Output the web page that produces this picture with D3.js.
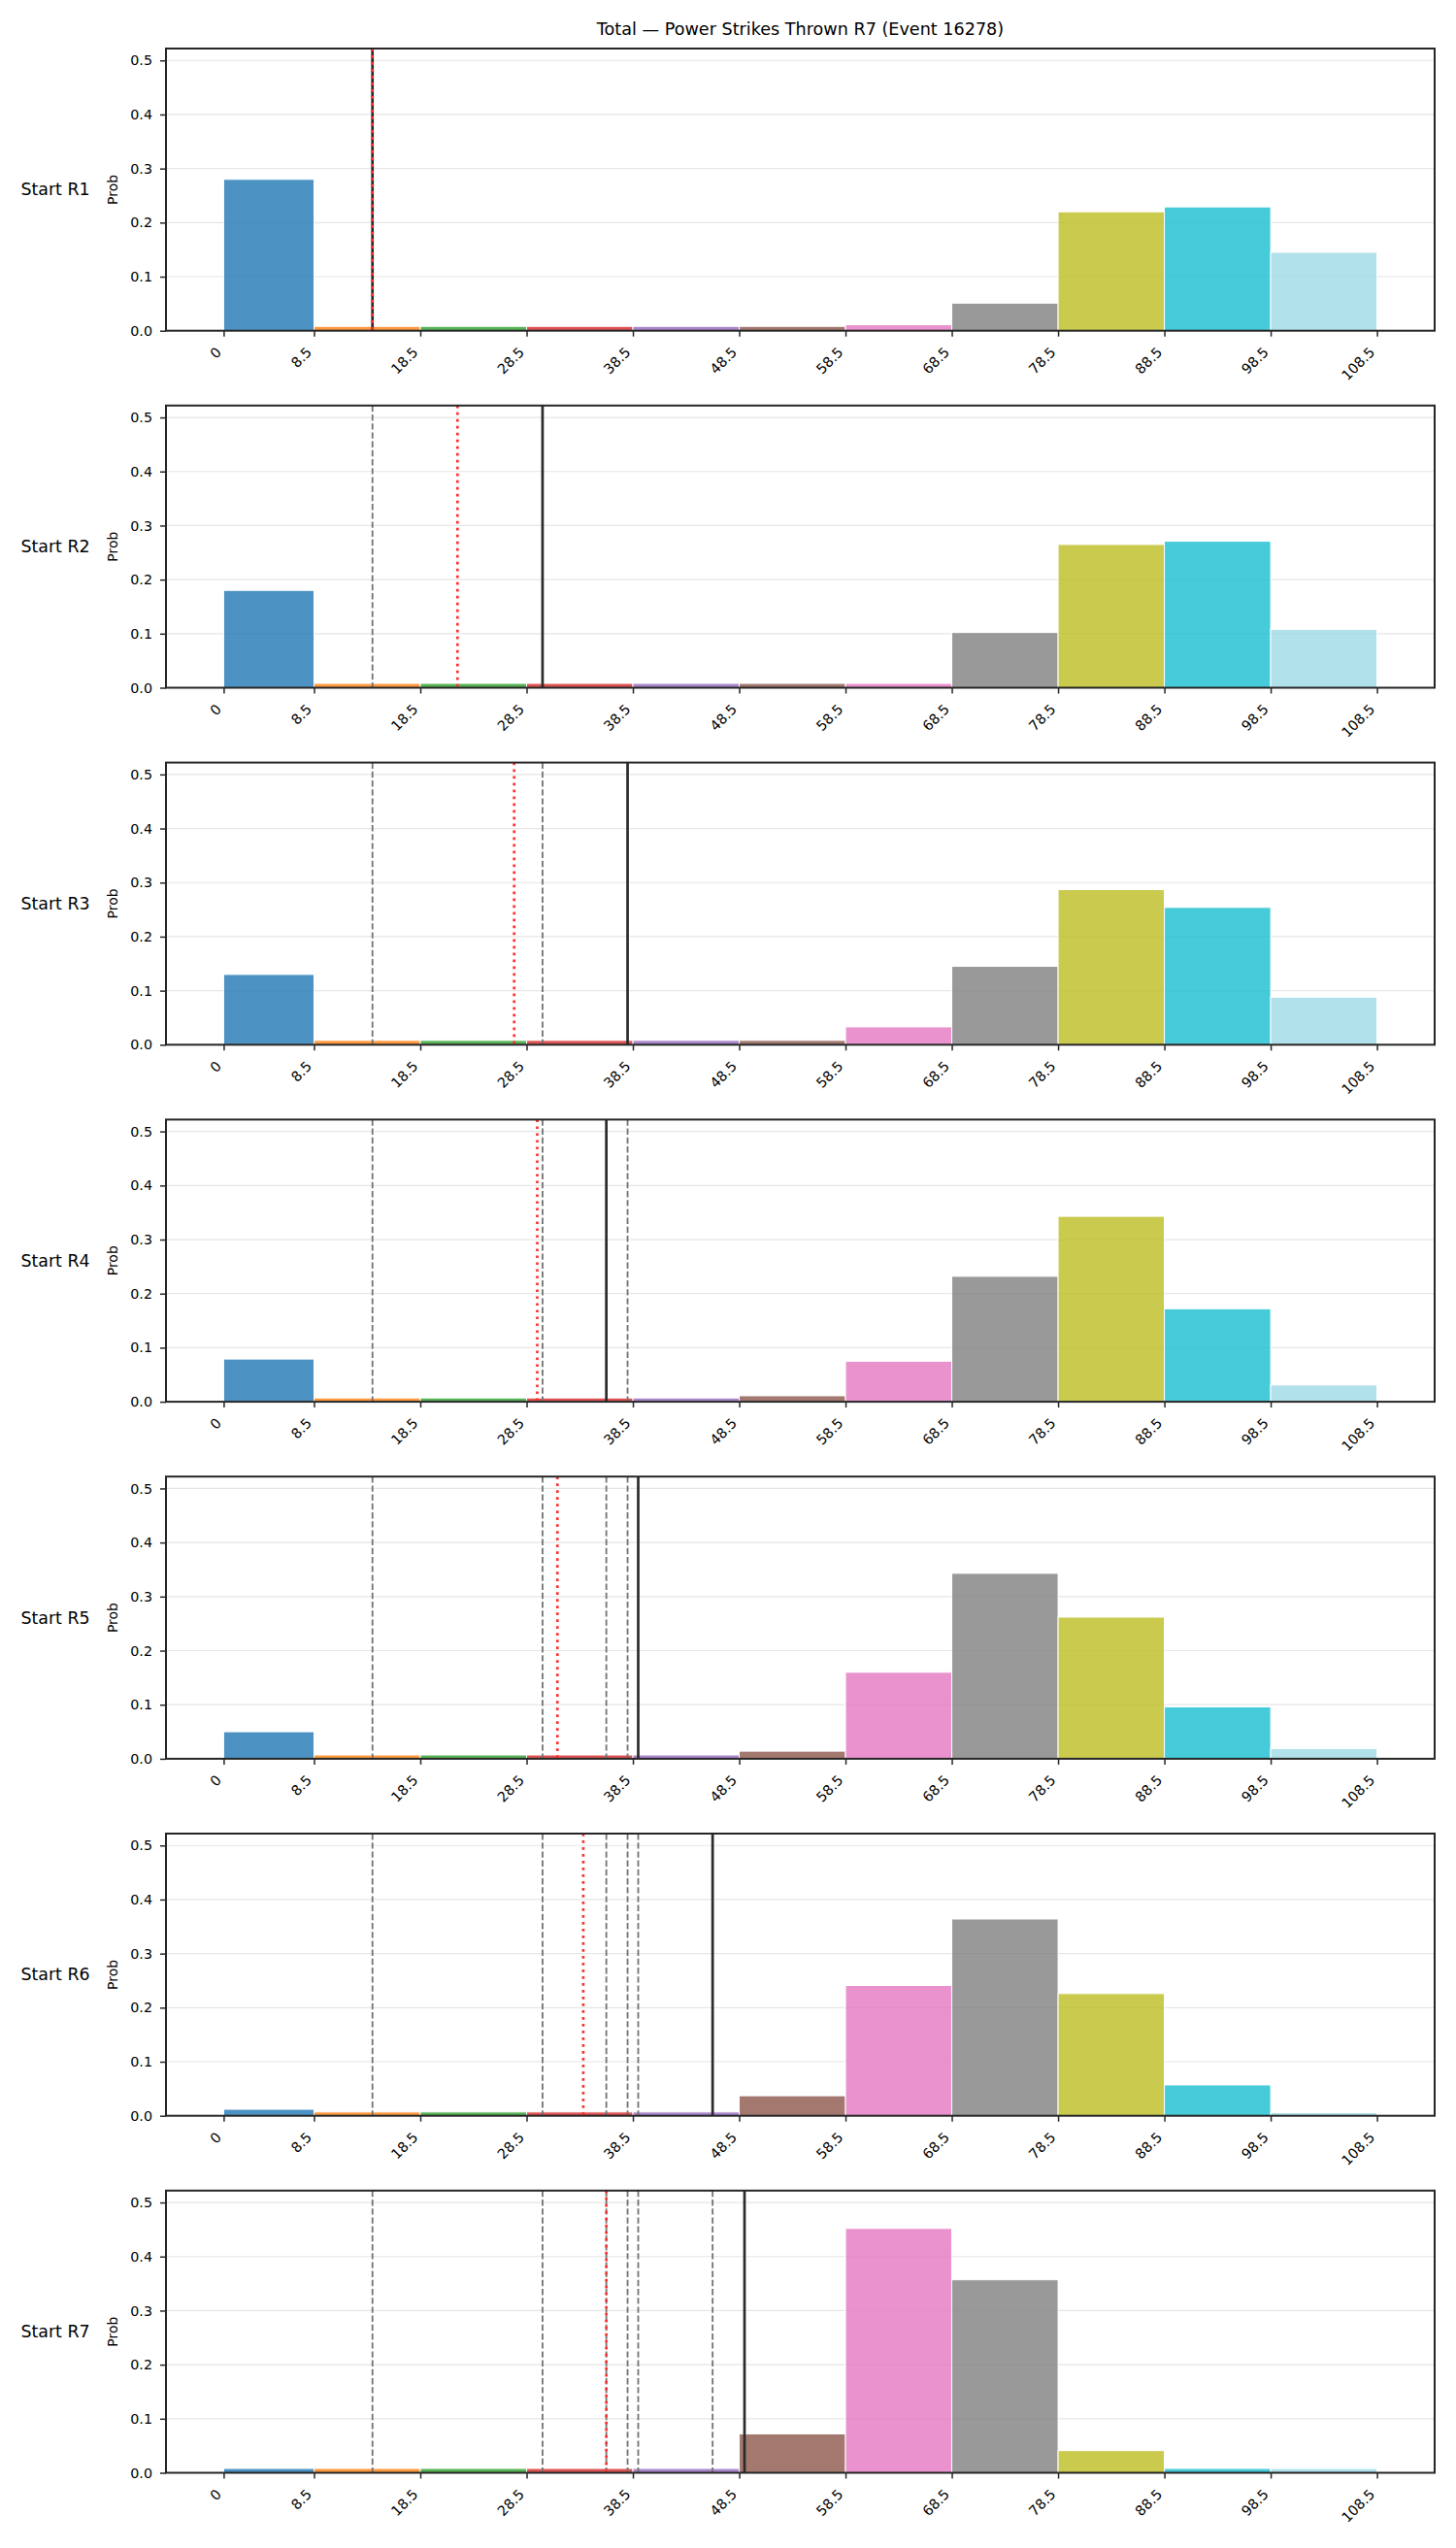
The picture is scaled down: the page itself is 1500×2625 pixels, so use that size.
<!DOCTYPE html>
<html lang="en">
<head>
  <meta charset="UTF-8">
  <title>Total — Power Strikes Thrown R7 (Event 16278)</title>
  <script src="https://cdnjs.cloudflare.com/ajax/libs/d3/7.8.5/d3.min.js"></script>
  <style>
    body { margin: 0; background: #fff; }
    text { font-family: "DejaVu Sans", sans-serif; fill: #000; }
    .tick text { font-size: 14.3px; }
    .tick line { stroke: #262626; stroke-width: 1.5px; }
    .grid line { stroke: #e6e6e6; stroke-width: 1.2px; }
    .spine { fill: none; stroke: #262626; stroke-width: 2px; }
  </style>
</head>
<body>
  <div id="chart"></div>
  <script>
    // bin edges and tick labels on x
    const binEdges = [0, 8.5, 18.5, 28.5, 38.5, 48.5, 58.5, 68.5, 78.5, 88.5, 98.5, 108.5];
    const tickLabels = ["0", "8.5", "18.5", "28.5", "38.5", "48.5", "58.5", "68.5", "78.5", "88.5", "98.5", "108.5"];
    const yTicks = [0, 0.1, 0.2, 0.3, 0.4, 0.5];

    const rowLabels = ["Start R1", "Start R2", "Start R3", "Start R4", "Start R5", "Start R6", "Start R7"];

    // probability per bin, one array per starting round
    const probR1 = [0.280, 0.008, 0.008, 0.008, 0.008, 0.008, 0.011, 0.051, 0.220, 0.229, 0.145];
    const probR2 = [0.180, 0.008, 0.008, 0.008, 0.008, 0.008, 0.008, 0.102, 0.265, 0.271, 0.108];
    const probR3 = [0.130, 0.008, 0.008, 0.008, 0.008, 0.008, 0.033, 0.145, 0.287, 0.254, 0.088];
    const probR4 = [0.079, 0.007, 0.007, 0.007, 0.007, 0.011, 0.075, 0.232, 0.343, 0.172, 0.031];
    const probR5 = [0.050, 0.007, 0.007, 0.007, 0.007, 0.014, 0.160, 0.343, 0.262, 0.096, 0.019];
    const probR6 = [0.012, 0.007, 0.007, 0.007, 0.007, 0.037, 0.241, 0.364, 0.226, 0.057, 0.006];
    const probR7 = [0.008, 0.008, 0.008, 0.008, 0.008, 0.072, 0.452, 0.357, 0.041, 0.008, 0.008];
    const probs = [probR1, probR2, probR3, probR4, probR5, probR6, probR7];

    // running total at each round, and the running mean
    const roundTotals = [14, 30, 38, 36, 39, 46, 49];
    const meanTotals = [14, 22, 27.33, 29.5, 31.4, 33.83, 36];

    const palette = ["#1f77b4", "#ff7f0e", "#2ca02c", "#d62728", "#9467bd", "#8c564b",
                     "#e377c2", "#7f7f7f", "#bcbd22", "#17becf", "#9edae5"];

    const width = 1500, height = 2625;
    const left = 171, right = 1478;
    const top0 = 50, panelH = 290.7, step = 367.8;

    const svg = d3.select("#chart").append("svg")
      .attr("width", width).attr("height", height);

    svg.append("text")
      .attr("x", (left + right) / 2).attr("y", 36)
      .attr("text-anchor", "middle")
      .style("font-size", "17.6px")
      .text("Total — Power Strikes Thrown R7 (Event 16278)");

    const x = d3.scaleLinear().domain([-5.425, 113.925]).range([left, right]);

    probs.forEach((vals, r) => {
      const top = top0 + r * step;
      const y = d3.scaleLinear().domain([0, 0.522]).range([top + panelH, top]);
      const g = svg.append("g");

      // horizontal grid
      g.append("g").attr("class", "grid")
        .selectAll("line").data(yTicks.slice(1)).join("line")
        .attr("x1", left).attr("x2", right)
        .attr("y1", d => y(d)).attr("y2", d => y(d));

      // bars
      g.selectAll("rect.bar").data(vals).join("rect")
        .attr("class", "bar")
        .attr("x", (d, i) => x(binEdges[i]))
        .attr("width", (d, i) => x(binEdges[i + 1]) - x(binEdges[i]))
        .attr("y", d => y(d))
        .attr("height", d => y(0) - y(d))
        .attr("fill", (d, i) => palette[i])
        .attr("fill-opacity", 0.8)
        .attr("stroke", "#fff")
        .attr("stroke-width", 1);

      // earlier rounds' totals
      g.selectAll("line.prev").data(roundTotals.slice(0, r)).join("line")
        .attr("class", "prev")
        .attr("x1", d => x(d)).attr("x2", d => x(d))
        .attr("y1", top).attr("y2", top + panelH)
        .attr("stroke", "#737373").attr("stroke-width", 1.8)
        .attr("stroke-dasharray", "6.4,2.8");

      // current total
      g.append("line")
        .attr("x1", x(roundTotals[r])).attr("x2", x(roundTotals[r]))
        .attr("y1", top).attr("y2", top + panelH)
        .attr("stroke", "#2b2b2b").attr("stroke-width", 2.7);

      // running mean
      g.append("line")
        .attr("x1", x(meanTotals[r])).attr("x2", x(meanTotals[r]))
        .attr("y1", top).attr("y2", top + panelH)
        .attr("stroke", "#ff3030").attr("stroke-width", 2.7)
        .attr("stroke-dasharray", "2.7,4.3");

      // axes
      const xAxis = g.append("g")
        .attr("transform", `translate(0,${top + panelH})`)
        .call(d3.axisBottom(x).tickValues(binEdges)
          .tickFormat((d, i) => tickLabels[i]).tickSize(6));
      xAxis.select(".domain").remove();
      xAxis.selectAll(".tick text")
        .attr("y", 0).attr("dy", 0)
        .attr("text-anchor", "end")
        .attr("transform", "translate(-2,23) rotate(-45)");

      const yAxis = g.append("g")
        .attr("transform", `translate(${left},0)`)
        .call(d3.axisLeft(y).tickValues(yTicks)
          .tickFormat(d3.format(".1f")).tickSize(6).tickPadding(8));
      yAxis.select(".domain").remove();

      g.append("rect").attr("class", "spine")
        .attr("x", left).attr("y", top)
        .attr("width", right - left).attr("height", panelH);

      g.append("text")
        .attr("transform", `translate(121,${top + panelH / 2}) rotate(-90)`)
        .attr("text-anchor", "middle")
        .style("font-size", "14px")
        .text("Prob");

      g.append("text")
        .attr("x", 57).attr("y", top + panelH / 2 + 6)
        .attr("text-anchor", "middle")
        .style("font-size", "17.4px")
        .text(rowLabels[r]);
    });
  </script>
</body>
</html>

━━━━━━━━━━━━━━━━━━━━━━━━━━━━━━

GOAL: Copy the material shown above in full and exactly. Skip the pictures.

COMPLETED TASK:
Output the web page that produces this picture with D3.js.
The picture is scaled down: the page itself is 1500×2625 pixels, so use that size.
<!DOCTYPE html>
<html lang="en">
<head>
  <meta charset="UTF-8">
  <title>Total — Power Strikes Thrown R7 (Event 16278)</title>
  <script src="https://cdnjs.cloudflare.com/ajax/libs/d3/7.8.5/d3.min.js"></script>
  <style>
    body { margin: 0; background: #fff; }
    text { font-family: "DejaVu Sans", sans-serif; fill: #000; }
    .tick text { font-size: 14.3px; }
    .tick line { stroke: #262626; stroke-width: 1.5px; }
    .grid line { stroke: #e6e6e6; stroke-width: 1.2px; }
    .spine { fill: none; stroke: #262626; stroke-width: 2px; }
  </style>
</head>
<body>
  <div id="chart"></div>
  <script>
    // bin edges and tick labels on x
    const binEdges = [0, 8.5, 18.5, 28.5, 38.5, 48.5, 58.5, 68.5, 78.5, 88.5, 98.5, 108.5];
    const tickLabels = ["0", "8.5", "18.5", "28.5", "38.5", "48.5", "58.5", "68.5", "78.5", "88.5", "98.5", "108.5"];
    const yTicks = [0, 0.1, 0.2, 0.3, 0.4, 0.5];

    const rowLabels = ["Start R1", "Start R2", "Start R3", "Start R4", "Start R5", "Start R6", "Start R7"];

    // probability per bin, one array per starting round
    const probR1 = [0.280, 0.008, 0.008, 0.008, 0.008, 0.008, 0.011, 0.051, 0.220, 0.229, 0.145];
    const probR2 = [0.180, 0.008, 0.008, 0.008, 0.008, 0.008, 0.008, 0.102, 0.265, 0.271, 0.108];
    const probR3 = [0.130, 0.008, 0.008, 0.008, 0.008, 0.008, 0.033, 0.145, 0.287, 0.254, 0.088];
    const probR4 = [0.079, 0.007, 0.007, 0.007, 0.007, 0.011, 0.075, 0.232, 0.343, 0.172, 0.031];
    const probR5 = [0.050, 0.007, 0.007, 0.007, 0.007, 0.014, 0.160, 0.343, 0.262, 0.096, 0.019];
    const probR6 = [0.012, 0.007, 0.007, 0.007, 0.007, 0.037, 0.241, 0.364, 0.226, 0.057, 0.006];
    const probR7 = [0.008, 0.008, 0.008, 0.008, 0.008, 0.072, 0.452, 0.357, 0.041, 0.008, 0.008];
    const probs = [probR1, probR2, probR3, probR4, probR5, probR6, probR7];

    // running total at each round, and the running mean
    const roundTotals = [14, 30, 38, 36, 39, 46, 49];
    const meanTotals = [14, 22, 27.33, 29.5, 31.4, 33.83, 36];

    const palette = ["#1f77b4", "#ff7f0e", "#2ca02c", "#d62728", "#9467bd", "#8c564b",
                     "#e377c2", "#7f7f7f", "#bcbd22", "#17becf", "#9edae5"];

    const width = 1500, height = 2625;
    const left = 171, right = 1478;
    const top0 = 50, panelH = 290.7, step = 367.8;

    const svg = d3.select("#chart").append("svg")
      .attr("width", width).attr("height", height);

    svg.append("text")
      .attr("x", (left + right) / 2).attr("y", 36)
      .attr("text-anchor", "middle")
      .style("font-size", "17.6px")
      .text("Total — Power Strikes Thrown R7 (Event 16278)");

    const x = d3.scaleLinear().domain([-5.425, 113.925]).range([left, right]);

    probs.forEach((vals, r) => {
      const top = top0 + r * step;
      const y = d3.scaleLinear().domain([0, 0.522]).range([top + panelH, top]);
      const g = svg.append("g");

      // horizontal grid
      g.append("g").attr("class", "grid")
        .selectAll("line").data(yTicks.slice(1)).join("line")
        .attr("x1", left).attr("x2", right)
        .attr("y1", d => y(d)).attr("y2", d => y(d));

      // bars
      g.selectAll("rect.bar").data(vals).join("rect")
        .attr("class", "bar")
        .attr("x", (d, i) => x(binEdges[i]))
        .attr("width", (d, i) => x(binEdges[i + 1]) - x(binEdges[i]))
        .attr("y", d => y(d))
        .attr("height", d => y(0) - y(d))
        .attr("fill", (d, i) => palette[i])
        .attr("fill-opacity", 0.8)
        .attr("stroke", "#fff")
        .attr("stroke-width", 1);

      // earlier rounds' totals
      g.selectAll("line.prev").data(roundTotals.slice(0, r)).join("line")
        .attr("class", "prev")
        .attr("x1", d => x(d)).attr("x2", d => x(d))
        .attr("y1", top).attr("y2", top + panelH)
        .attr("stroke", "#737373").attr("stroke-width", 1.8)
        .attr("stroke-dasharray", "6.4,2.8");

      // current total
      g.append("line")
        .attr("x1", x(roundTotals[r])).attr("x2", x(roundTotals[r]))
        .attr("y1", top).attr("y2", top + panelH)
        .attr("stroke", "#2b2b2b").attr("stroke-width", 2.7);

      // running mean
      g.append("line")
        .attr("x1", x(meanTotals[r])).attr("x2", x(meanTotals[r]))
        .attr("y1", top).attr("y2", top + panelH)
        .attr("stroke", "#ff3030").attr("stroke-width", 2.7)
        .attr("stroke-dasharray", "2.7,4.3");

      // axes
      const xAxis = g.append("g")
        .attr("transform", `translate(0,${top + panelH})`)
        .call(d3.axisBottom(x).tickValues(binEdges)
          .tickFormat((d, i) => tickLabels[i]).tickSize(6));
      xAxis.select(".domain").remove();
      xAxis.selectAll(".tick text")
        .attr("y", 0).attr("dy", 0)
        .attr("text-anchor", "end")
        .attr("transform", "translate(-2,23) rotate(-45)");

      const yAxis = g.append("g")
        .attr("transform", `translate(${left},0)`)
        .call(d3.axisLeft(y).tickValues(yTicks)
          .tickFormat(d3.format(".1f")).tickSize(6).tickPadding(8));
      yAxis.select(".domain").remove();

      g.append("rect").attr("class", "spine")
        .attr("x", left).attr("y", top)
        .attr("width", right - left).attr("height", panelH);

      g.append("text")
        .attr("transform", `translate(121,${top + panelH / 2}) rotate(-90)`)
        .attr("text-anchor", "middle")
        .style("font-size", "14px")
        .text("Prob");

      g.append("text")
        .attr("x", 57).attr("y", top + panelH / 2 + 6)
        .attr("text-anchor", "middle")
        .style("font-size", "17.4px")
        .text(rowLabels[r]);
    });
  </script>
</body>
</html>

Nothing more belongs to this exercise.